More essentially – from the point of view of the Republic itself – Congress (Gongress, if you wish) is composed almost completely of cohorts who have never known a time without PACs, and never experienced an electorate that could not be distracted with the alarums of ‘culture wars’ and thus would not be focused and united enough to hold them to account for exercising with at least a modicum of disinterested seriousness their sworn responsibility as elected legislators. Their freedom of action to discharge their responsibilities is gravely compromised not only by their dependence on PAC money but also by the weight of their own deeply entrenched habits of mind and their – you should pardon the expression – ‘philosophy’ of what their role in modern American governance really is.

And surely, the malign, treacherous, and perhaps fatal influence of the PAC called AIPAC - shilling for an American war-ad-infinitum-on-many-fronts - cannot be excluded from the Augean list.

The President-elect has made numerous statements designed to re-assure them and their corporate paymasters that ‘business’ – such as it is – will continue as usual. In that sense, they will expect a ‘return to normalcy’ that will cast him as some combination of Harding and Coolidge, even as the Identities expect him to now ram along their still-unfulfilled agendas as if he were a combination of Lincoln, LBJ, and whatever they think Bobby Kennedy might have been had he lived to occupy the Oval Office.

Whether he intends to be bound by all those promises – express or implied – and whether if he doesn’t so intend he has the personal and political chops to embark on a rather different course … is very much the question. Carter was hamstrung by Tip O’Neill, who then sold himself and his Party colleagues both to the corporations and to the Republicans, who were in the process of self-degenerating under the guidance of Lee Atwater, whose professional spawn bethump Us still.
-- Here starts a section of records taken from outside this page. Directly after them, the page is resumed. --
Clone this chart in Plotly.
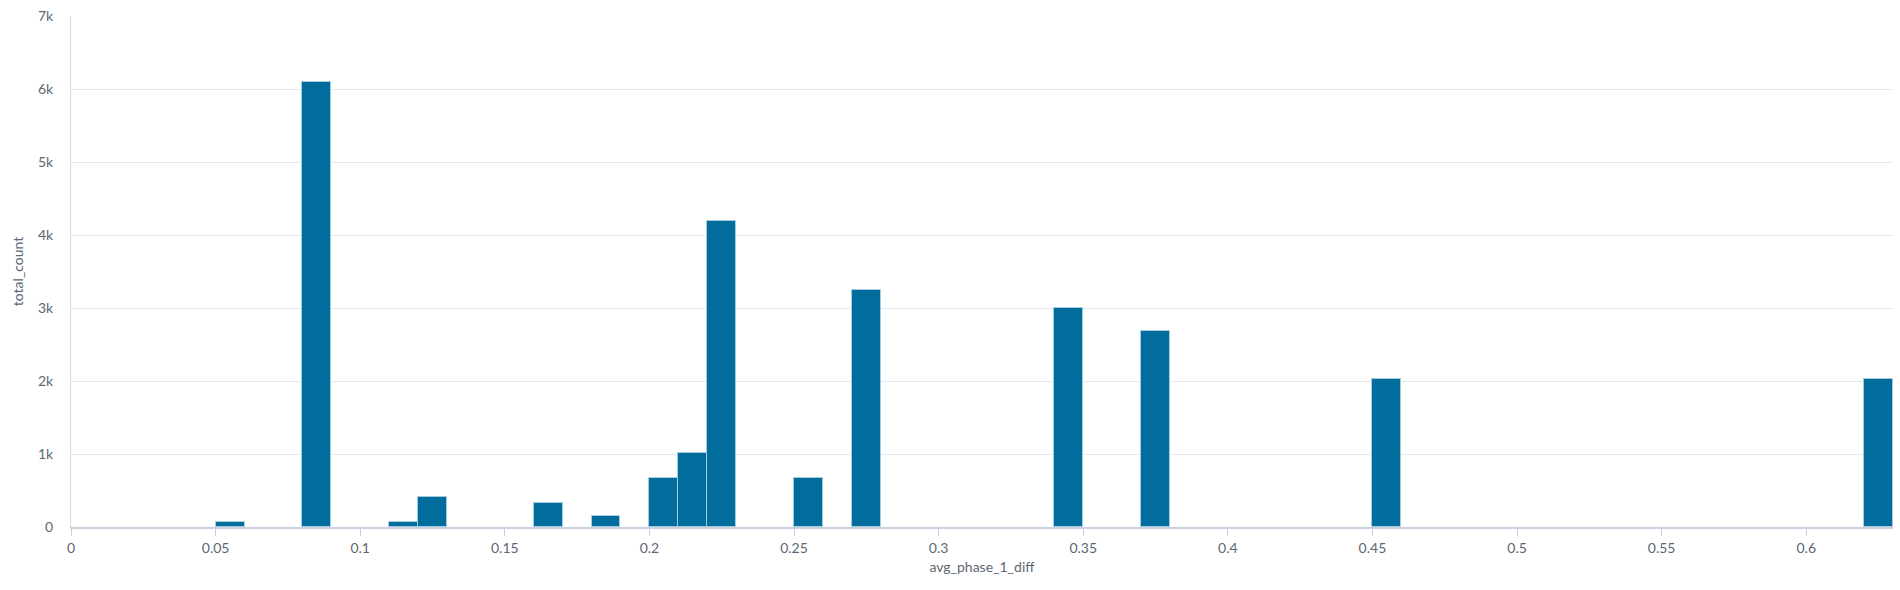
import plotly.graph_objects as go

bin_start = [0.05, 0.08, 0.11, 0.12, 0.16, 0.18, 0.20, 0.21, 0.22, 0.25, 0.27, 0.34, 0.37, 0.45, 0.62]
total_count = [70, 6100, 70, 410, 330, 155, 670, 1010, 4190, 670, 3240, 3005, 2680, 2030, 2030]
bin_width = 0.01

FONT = "Lato, 'Open Sans', sans-serif"
TXT = "#5c6773"

fig = go.Figure(go.Bar(
    x=bin_start,
    y=total_count,
    width=[bin_width] * len(bin_start),
    offset=0,
    marker=dict(color="#006d9c", line=dict(color="#a9cbe0", width=1)),
))

fig.update_layout(
    width=1900, height=590,
    margin=dict(l=71, r=7, t=12, b=63),
    paper_bgcolor="white", plot_bgcolor="white",
    font=dict(family=FONT, size=14, color=TXT),
    showlegend=False,
    bargap=0,
)
fig.update_xaxes(
    range=[0, 0.63], dtick=0.05, tick0=0,
    showgrid=False, zeroline=False,
    showline=True, linecolor="#c8d2de", linewidth=2,
    ticks="outside", ticklen=7, tickcolor="#c8d2de", tickwidth=1,
    tickfont=dict(size=14, color=TXT),
    title=dict(text="avg_phase_1_diff", font=dict(size=14, color=TXT), standoff=7),
)
fig.update_yaxes(
    range=[0, 7000], dtick=1000, tickformat="~s",
    showgrid=True, gridcolor="#e6e8eb", gridwidth=1,
    zeroline=False,
    showline=True, linecolor="#c8dbe6", linewidth=1,
    ticks="", ticklabelstandoff=14,
    tickfont=dict(size=14, color=TXT),
    title=dict(text="total_count", font=dict(size=14, color=TXT), standoff=11),
)

fig.write_html("out.html")
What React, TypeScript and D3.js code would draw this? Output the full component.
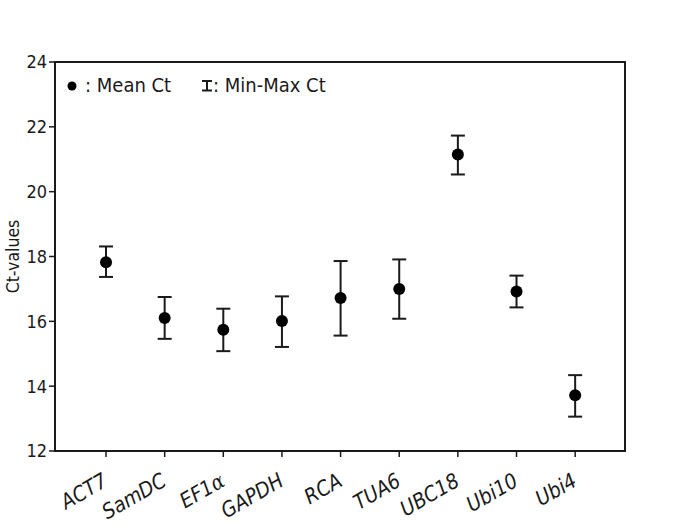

Mr. Biden has been a player in the tawdry Capitol Hill game for his entire career and knows nothing else. Whether he can – or will want to – assist in seriously addressing the great tasks lying before them and all of Us … is another question.

And whether We can pull together sufficiently to once again make Our interests heard on Capitol Hill is another question. The Advocacies of the Identities are not speaking for the interests of the American common weal and We have no time now to regret ever assuming that they were.

It’s been a long sixty years. This nation has made some stupendously bad calls.

The incoming Administration will indeed be ‘historic’. It will be the first Administration ever to preside in an America that is in clearly visible trouble and – it has to be said – decline. So much remains to be done.

That should be enough ‘history’ for anybody.